Freenotes Harmony Park

By Margaret Jackson | Mar 06, 2016

Company Details

Location

Durango, Colorado

Founded

1995

Ownership Type

Private

Employees

20

Products

Custom musical instruments

www.freenotesharmonypark.com

Durango, Colorado

Founded: 1995

Privately owned

Employees: 20

CEO Donna Codd is driving local and international growth manufacturing super-sized, experiential musical instruments.

When Grammy Award winner Richard Cooke started making unusual instruments in his Durango home in 1995, he viewed it as a way to give people who otherwise wouldn't play music an opportunity to experiment with user-friendly instruments.

The instruments were used in the adult music campus Cooke conducted before the business evolved into Freenotes Harmony Park, a maker of percussive instruments with a pentatonic scale that are permanently installed in parks, schools, daycares, hospitals, gardens, and museums around the world.

Using the pentatonic scale means there are no "wrong" notes, which gives the person playing the instrument the confidence to experiment. The instruments include drums, chimes, xylophones, metallophones, and marimbas.

"You can learn rhythms and patterns and really get the feel for playing an instrument," says Codd. "[Cooke] wanted to create something people could play outdoors and create an instrument that would give people a chance to freely and spontaneously play an instrument without worrying about it being non-harmonic. Not everybody can play a piano or a guitar. These are really for communities and everybody."

Freenotes Harmony sells many of its instruments as a package deal, with four "ensembles of sound," Codd says. "We created those because people ask us so often if they can only have three or four, which ones we would pick," she explains. "You get a bass sound, soprano, alto, drums or marimbas. We mix it up so you get a good ensemble of sound."

Freenotes Harmony instruments can be found in all 50 states, Australia, South America, China, Israel and Turkey. In Colorado, Freenotes Harmony instruments can be found at the Trailhead Children's Museum in Crested Butte, the Sabin World School in Denver, the Center for Musical Arts in Lafayette, and the Parker Arts, Culture and Events (PACE) Center in Parker.

"There are 56 places in Colorado that currently have our musical instruments," Codd says. "We feel like we're in the life-enhancement business. We're not in the playground business and we're not in the music business. It's an experience we want people to have."

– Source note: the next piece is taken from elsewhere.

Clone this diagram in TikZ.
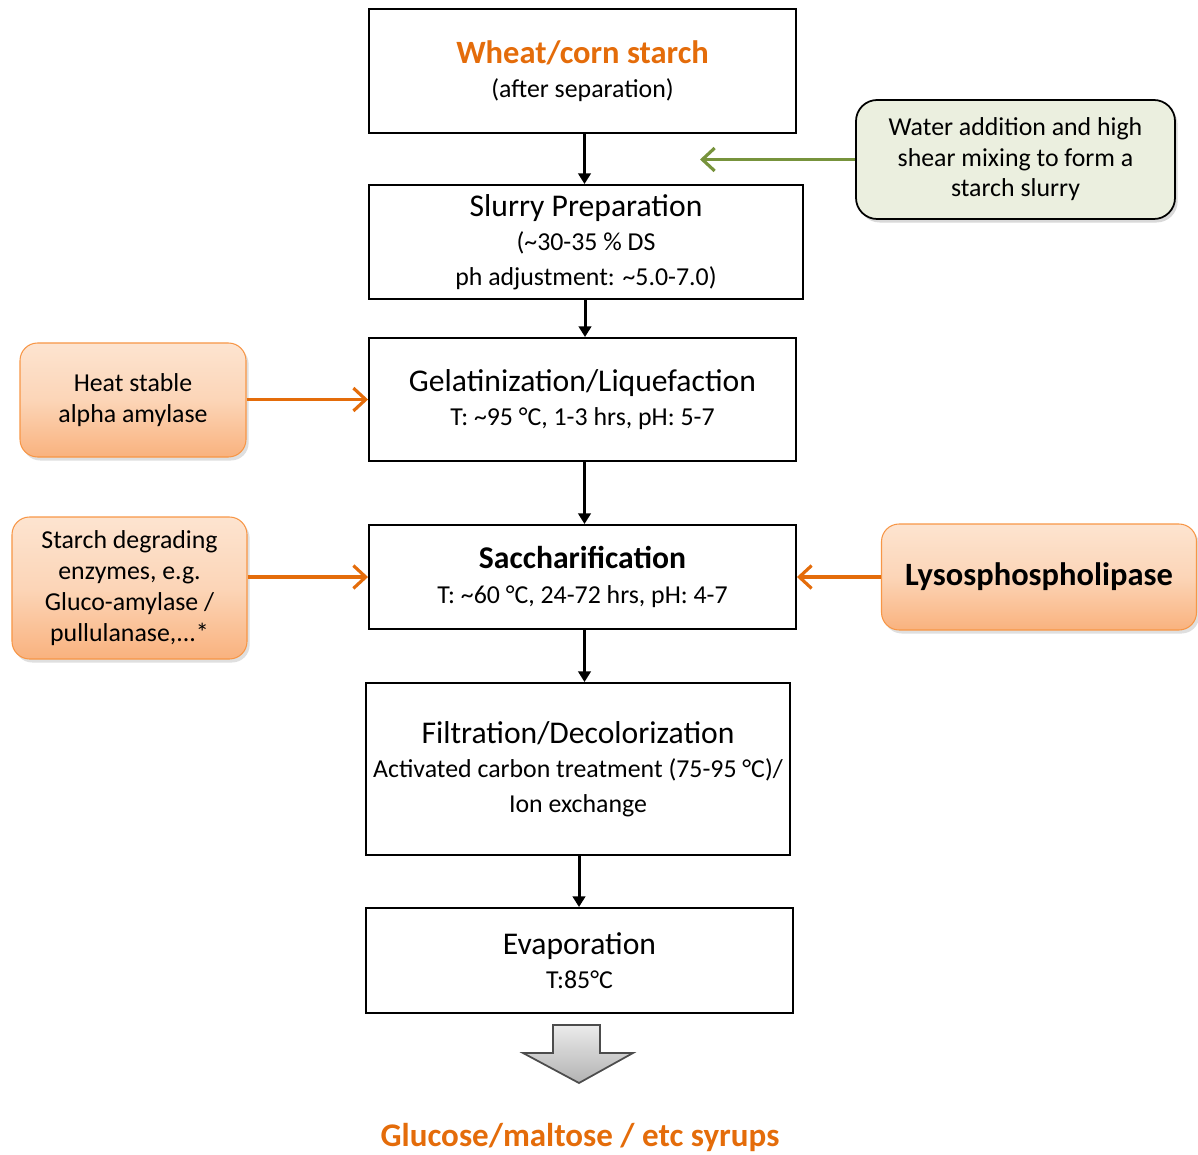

It wasn't until 2010 that Freenotes Harmony moved into its first manufacturing facility and started hiring employees. It moved into a 10,500-square-foot facility last year. "It's not huge, but it's a decent size," Codd says.

Challenges: "Our biggest challenge is product awareness," Codd says. "We're creating a whole new industry for outdoor instruments. It's not something most people have experienced."

Opportunities: Codd sees the biggest opportunity for Freenotes Harmony in creating music parks. "We think every community should have at least one music park," she says. "Parents and kids play together. The elderly can play, the very young, and the disabled. It's a unique thing you can put in a public space everyone can use."

Freenotes Harmony continues to have opportunities to install its instruments in schools, daycares, hospitals, gardens, and museums.

Needs: Freenotes Harmony's greatest need is also its biggest challenge: product awareness. "We need for more people to know these instruments exist," Codd says. "When they find them, we get a lot of calls and emails. People make an effort to get in touch with their cities and get them into their parks."

The company's marketing strategy is to donate instruments to high-profile sites like Main Street in Sedona so people can experience them for themselves. "Our instruments need to be seen and heard and experienced," notes Codd. "If people are looking at an advertisement in a magazine, they're not sure what they're looking at."